I suppose they all drove to their homes and went to sleep then.  The trip back to Achintee Farm was almost 3 miles and my knees and feet were still very sore from the hiking I had been doing that week, but I had so much energy from the concert that I decided to walk.  To help the distance go by I decided to try singing only songs involving trains (I don't know where this idea came from, but there you have it).  I made it almost all the way back without running out, although near the end I had to include songs like Little Maggie, and Two Brothers, which only mention trains briefly.  The last mile was on a winding, tree-covered road by a steep hill, but there was so much light in the sky that I didn't realize it was 11:30 at night until I looked at my watch.

Three days after the concert I was all packed up to head north for Stornoway.  My last stop before heading to the bus station was back to Granite House.  The girl who had told me about the concert smiled when she recognized me coming up the stairs, and then grinned like she knew something.  "Did you enjoy the concert?" she asked.  When I vigorously answered "Oh yes", she motioned over to the music rack where Ingrid was standing.  She was happy to see me and thought it funny that I should come in while she was there to thank them for helping advertise the show (there were a few of us in the 50 member audience who had come because of the notices in Granite House).  So there I was, face to face with Ingrid, she happy to see me, and me with only 20 minutes to catch my bus.  I kicked myself later when I realized that I should have invited her to come north with me.  I don’t know if she would have, but it would have been worth the attempt.  As it turned out, going to Stornoway alone allowed me to have all sorts of adventures there, and not having run into her in the prior 3 days had allowed me to meet a variety of other interesting characters – mixed blessings all around, and far nicer than mixed curses, but I still had to sigh as I left Fort William.
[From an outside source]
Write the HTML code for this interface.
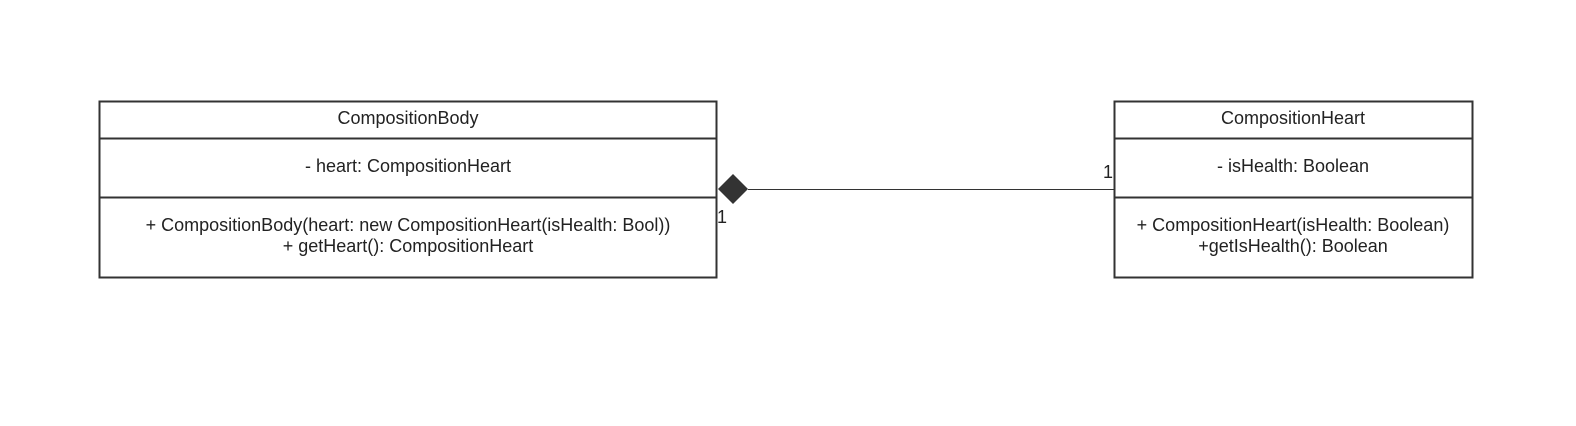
<!DOCTYPE html>
<html><head><style>body{margin:0;background:#fff}</style></head><body>
<svg width="1576" height="426" xmlns="http://www.w3.org/2000/svg" style="display:block">
<rect width="1576" height="426" fill="#fff"/>
<g fill="none" stroke="#333" stroke-width="2">
<rect x="99.5" y="101.5" width="617" height="176"/>
<line x1="99.5" y1="138.5" x2="716.5" y2="138.5"/>
<line x1="99.5" y1="197.5" x2="716.5" y2="197.5"/>
<rect x="1114.5" y="101.5" width="358" height="176"/>
<line x1="1114.5" y1="138.5" x2="1472.5" y2="138.5"/>
<line x1="1114.5" y1="197.5" x2="1472.5" y2="197.5"/>
</g>
<line x1="748" y1="189.5" x2="1114" y2="189.5" stroke="#333" stroke-width="1"/>
<polygon points="718,189 733,174 748,189 733,204" fill="#333"/>
<g font-family="Liberation Sans, sans-serif" font-size="18" fill="#222" text-anchor="middle">
<text x="408" y="124">CompositionBody</text>
<text x="408" y="172">- heart: CompositionHeart</text>
<text x="408" y="231">+ CompositionBody(heart: new CompositionHeart(isHealth: Bool))</text>
<text x="408" y="252">+ getHeart(): CompositionHeart</text>
<text x="1293" y="124">CompositionHeart</text>
<text x="1293" y="172">- isHealth: Boolean</text>
<text x="1293" y="231">+ CompositionHeart(isHealth: Boolean)</text>
<text x="1293" y="252">+getIsHealth(): Boolean</text>
<text x="722" y="223">1</text>
<text x="1108" y="178">1</text>
</g>
</svg>
</body></html>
That night, after 2 bus trips, a ferry ride to Stornoway, and a quiet evening in that town playing pool and swapping stories with a couple of vacationing bomb-squad members, I sat and unpacked in my B&B.  I turned on the TV and there was Ingrid performing on the show Failte with two of her brothers.  A crazy coincidence, no doubt put there to remind me that I was on this trip to have adventures.  Many of them would be small ones, easily captured in straightforward installments, but at that moment I wished a few more of them would be long and oddly-connected trains.